Sin embargo, el intempestivo fallecimiento de Sata dejó en el poder a su vicepresidente, y la realidad cayó de golpe sobre Zambia. Scott, el blanco, asumió la primera magistratura, pero a los pocos los meses renunció. Se hizo evidente que la democracia zambiana podía ser popular, de izquierda y progre, pero no podía aceptar que un blanco fuese presidente. La igualdad tenía sus límites y le pidieron ser realista. Para reforzar el “mandato popular” se elaboró un decreto, determinando la necesidad de que quien acceda a la presidencia debía ser hijo de zambianos nacidos en Zambia. Scott no tuvo más opción que aceptar su destino.

Como todo revolucionario interesado en los vaivenes de las tumultuosas experiencias socialistas, García Linera quizás supo de esta historia y, al igual que Scott, aceptó su destino. Jamás podría dirigir los destinos del MAS ni menos ser presidente. La boliviana era una democracia como la zambiana. Con severos límites. Dicho en frío, una democracia protegida.

Instalado en aquel ambiente, García, por ser blanco, seguramente soportó con estoicismo más de alguna ignominia o maledicencia. El picaresco Evo lo debe haber tenido harto desde hace bastante tiempo y ahora, situado en los márgenes de la otra gran batalla entre Evo y el Presidente Luis Arce, debe haber sentido que había llegado el momento de decir basta.

Lo más probable es que cargaba con esa enorme pesadez de tratar de entender a un hombre tosco, de verborrea abstrusa y llena de monosílabos. García era distinto. Era expansivo contando su gusto por las guerrillas y presumía de lecturas variadas sobre la utopía socialista, pero decía tener debilidad por las matemáticas y la geometría. La mezcla causaba sensación entre sus contertulios.

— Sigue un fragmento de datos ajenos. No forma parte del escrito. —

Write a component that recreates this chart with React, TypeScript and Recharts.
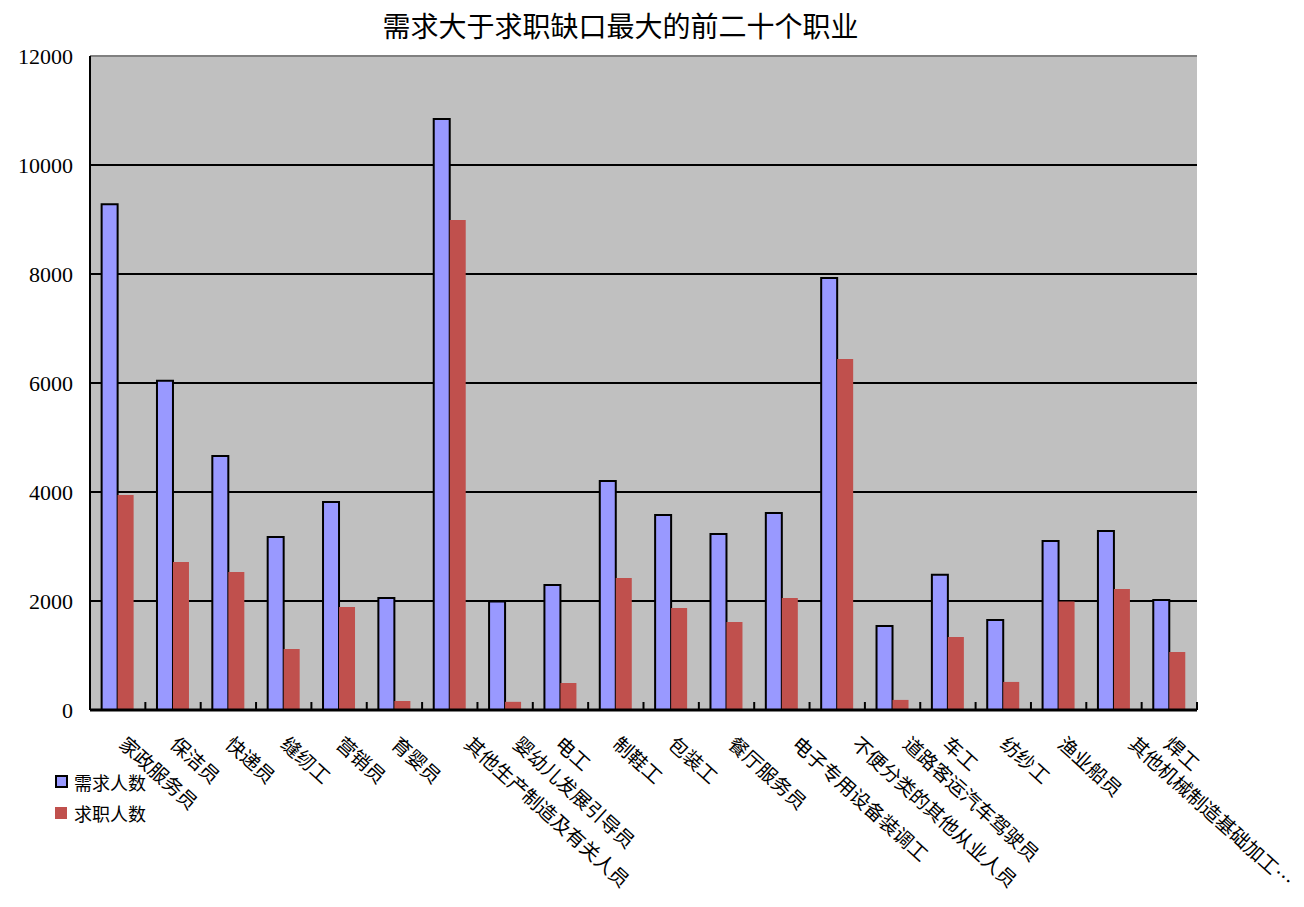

Y, de paso, estalló lo más difícil de digerir. Su propia caída en desgracia. Este quiebre con Evo lanzó mantos de duda sobre su propio pasado. Sus estudios de Matemáticas en México, resultaron no ser tales. Su exilio a fines de los setenta, tampoco. Nunca ha explicado cómo llegó a aquel país ni a qué se dedicó allá efectivamente. Una “aclaración” de la UNAM dio algunas luces. No había terminado carrera alguna, aunque sí se había matriculado. Varios curiosos escarbaron en eso de “licenciado en Matemáticas” (como se firmaba) y en su calidad de profesor universitario de sociología. Debió admitir que era un autodidacta en esa disciplina.

Lo que sí se sabe es que en México encontró el amor. Conoció a su primera esposa, una activa militante de las guerrillas salvadoreñas, tan populares en aquellos años. Con ella regresó a Bolivia llevando entre manos un “emprendimiento familiar”. Formaron el llamado Ejército Guerrillero Tupac Katarí, el cual tras unos pocos atentados terminó neutralizado. Sus cálculos en cuanto a la “oportunidad de negocios” fallaron. Fue una aventura muy amateur y ambos cayeron presos. De paso, la cárcel extinguió el amor. En esos aciagos años, García conoció a Morales.

El líder cocalero aceptó ese mundo imaginario de García. Le pareció útil su life story. Lo veía como un hombre cosmopolita y de ideas elaboradas. Pieza importante para su futura aventura populista.

Desarrollaron una amistad profunda, pero todo terminó siendo un sainete. Entretenido, lúdico y con trazos de thriller. Con harta intriga y suspenso. El teórico y el líder han caído en una gresca personal que podría terminar de forma poco decorosa. Algo usual en la política boliviana.